Between the two rollers 7 the cam track 10 is encased.

Fig. 5 shows a detailed view wherein the rollers 7 have a convex wheel contact surface 12.

Fig. 6 shows a detailed view wherein the play between the rollers 7 and the cam track

10 can be adjusted by placing a washer 26 between the cam roller 7 and the thrust end of the roller shaft 13.

Fig. 7 shows a detailed view wherein the washer 26 in combination with the transverse end 17 of the cylindrical body 15 of the roller shaft 13 creates an oil chamber 27 forming a hydraulic actuator. A sleeve 25 is placed around the cylindrical body 15 and closes off the oil chamber 27. If oil is pressed through the oil ducts 25, 28 into the oil chamber 27, the washer 26 will lift from the thrust end and change the axial end position of the roller 7. When the roller 7 is moved axially, the play between the cam track 10 and the cam roller 7 will be adjusted to a minimum. Also a detailed view is shown wherein a check valve 29 is mounted into the oil duct 28 in order to discourage backflow of oil in case the oil pressure in the cylinder oil chamber 27 raises above the

011 supply pressure because of the roller load. Fig. 8 shows a detailed view wherein the driver 5 can move linearly between its linear displacement support structures 30. The linear displacement support 30 is fixed to the cylinder 1 ground support structure. Oil is supplied into the oil holes 31 to the linear displacement support structure 30 where it fills the oil slot 32. A part of the oil supply is used to lubricate the linear displacement support 30. The driver 5 is provided with oil channels 33 leading to the oil slot 32 into which the oil is pressed.

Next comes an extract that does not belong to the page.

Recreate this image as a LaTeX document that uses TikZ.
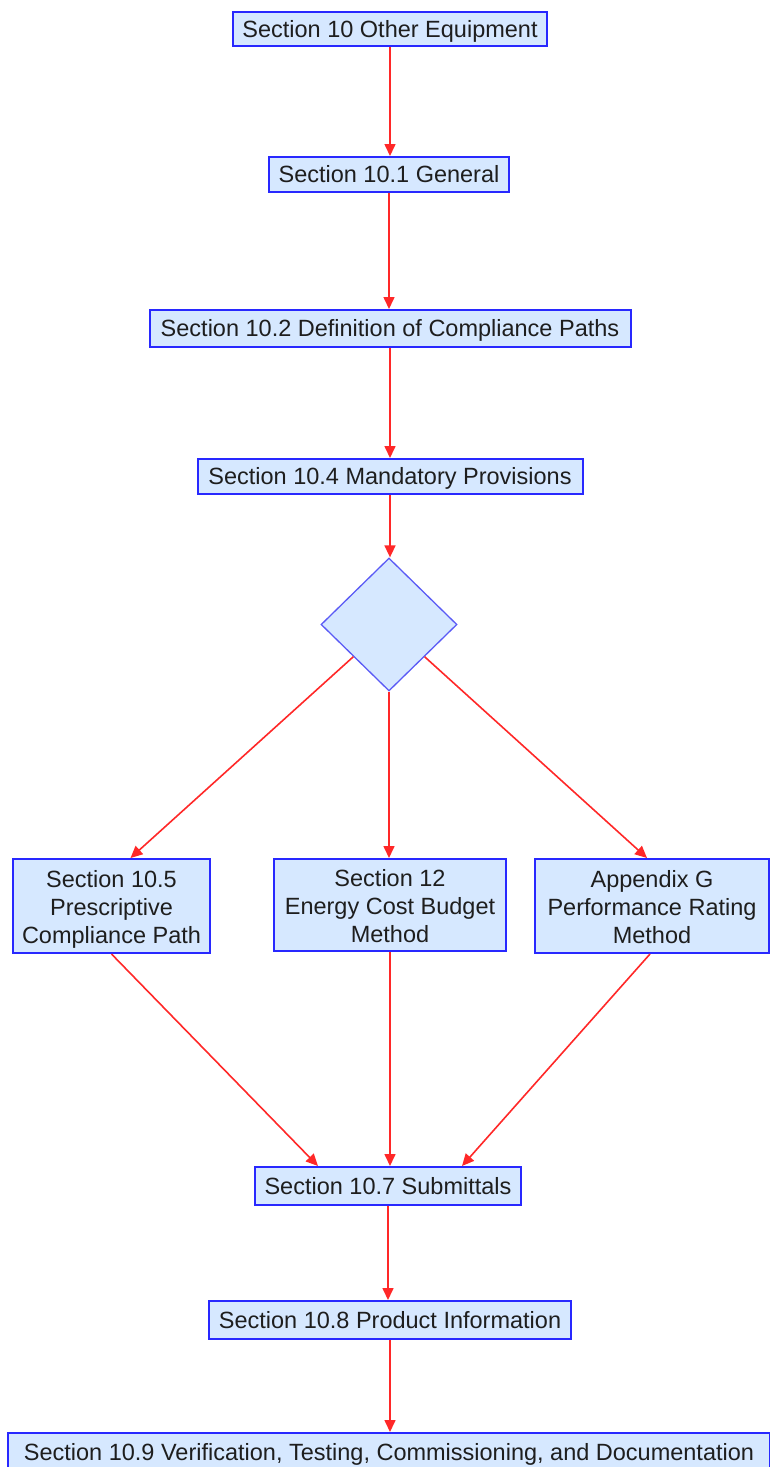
\documentclass[tikz,border=0pt]{standalone}
\usepackage{fontspec}
\setmainfont{Liberation Sans}
\usetikzlibrary{shapes.geometric,arrows.meta}
\definecolor{boxfill}{RGB}{214,232,255}
\definecolor{boxline}{RGB}{40,40,255}
\definecolor{dialine}{RGB}{90,90,245}
\definecolor{edgered}{RGB}{255,40,40}
\definecolor{txt}{RGB}{30,30,30}
\newcommand{\topstrut}{\rule{0pt}{24pt}}
\newcommand{\botstrut}{\rule[-6pt]{0pt}{6pt}}
\begin{document}
\begin{tikzpicture}[x=1pt,y=1pt,
  box/.style={draw=boxline,line width=2pt,fill=boxfill,text=txt,inner sep=0pt,align=center,
    font=\fontsize{23.5}{28}\selectfont},
  onebox/.style={box,text height=16.8pt,text depth=0pt},
  threebox/.style={box},
  dia/.style={diamond,draw=dialine,line width=1.3pt,fill=boxfill,inner sep=0pt,
    minimum width=136pt,minimum height=133pt},
  link/.style={draw=edgered,line width=1.6pt,-{Triangle[length=12pt,width=11pt]}}]
\useasboundingbox (0,0) rectangle (770,-1467);

\node[onebox,minimum width=314pt,minimum height=34pt] (n1) at (390,-29) {Section 10 Other Equipment};
\node[onebox,minimum width=240pt,minimum height=35pt] (n2) at (389,-174.5) {Section 10.1 General};
\node[onebox,minimum width=481pt,minimum height=37pt] (n3) at (390,-328.5) {Section 10.2 Definition of Compliance Paths};
\node[onebox,minimum width=385pt,minimum height=35pt] (n4) at (390,-476.5) {Section 10.4 Mandatory Provisions};
\node[dia] (d) at (389,-624.5) {};
\node[threebox,minimum width=197pt,minimum height=94pt] (p1) at (111.5,-906) {\topstrut Section 10.5\\Prescriptive\\Compliance Path\botstrut};
\node[threebox,minimum width=232pt,minimum height=92pt] (p2) at (390,-905) {\topstrut Section 12\\Energy Cost Budget\\Method\botstrut};
\node[threebox,minimum width=234pt,minimum height=94pt] (p3) at (652,-906) {\topstrut Appendix G\\Performance Rating\\Method\botstrut};
\node[onebox,minimum width=266pt,minimum height=38pt] (sub) at (388,-1186) {Section 10.7 Submittals};
\node[onebox,minimum width=362pt,minimum height=38pt] (prod) at (390,-1320) {Section 10.8 Product Information};
\node[onebox,minimum width=762pt,minimum height=38pt] (ver) at (389,-1452) {Section 10.9 Verification, Testing, Commissioning, and Documentation};

\draw[link] (n1.south) -- (n1.south |- n2.north);
\draw[link] (n2.south) -- (n2.south |- n3.north);
\draw[link] (n3.south) -- (n3.south |- n4.north);
\draw[link] (n4.south) -- (n4.south |- d.north);
\draw[link] (d) -- ([xshift=19pt]p1.north);
\draw[link] (d.south) -- (d.south |- p2.north);
\draw[link] (d) -- ([xshift=-5pt]p3.north);
\draw[link] (p1.south) -- ([xshift=-70pt]sub.north);
\draw[link] (p2.south) -- (p2.south |- sub.north);
\draw[link] ([xshift=-2pt]p3.south) -- ([xshift=74pt]sub.north);
\draw[link] (sub.south) -- (sub.south |- prod.north);
\draw[link] (prod.south) -- (prod.south |- ver.north);
\end{tikzpicture}
\end{document}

The oil channels 33 are connected with the oil ducts in the roller shafts 25. A part of this oil supply lubricates the bearing 24. A part of the oil supply feeds the hydraulic cylinder oil chamber 27 to adjust the play.

Fig. 9 finally shows the driver 5 and its linear displacement support 30 that is combined with the cylinder 1 and their oil intake holes 31 to supply the oil into the drive system.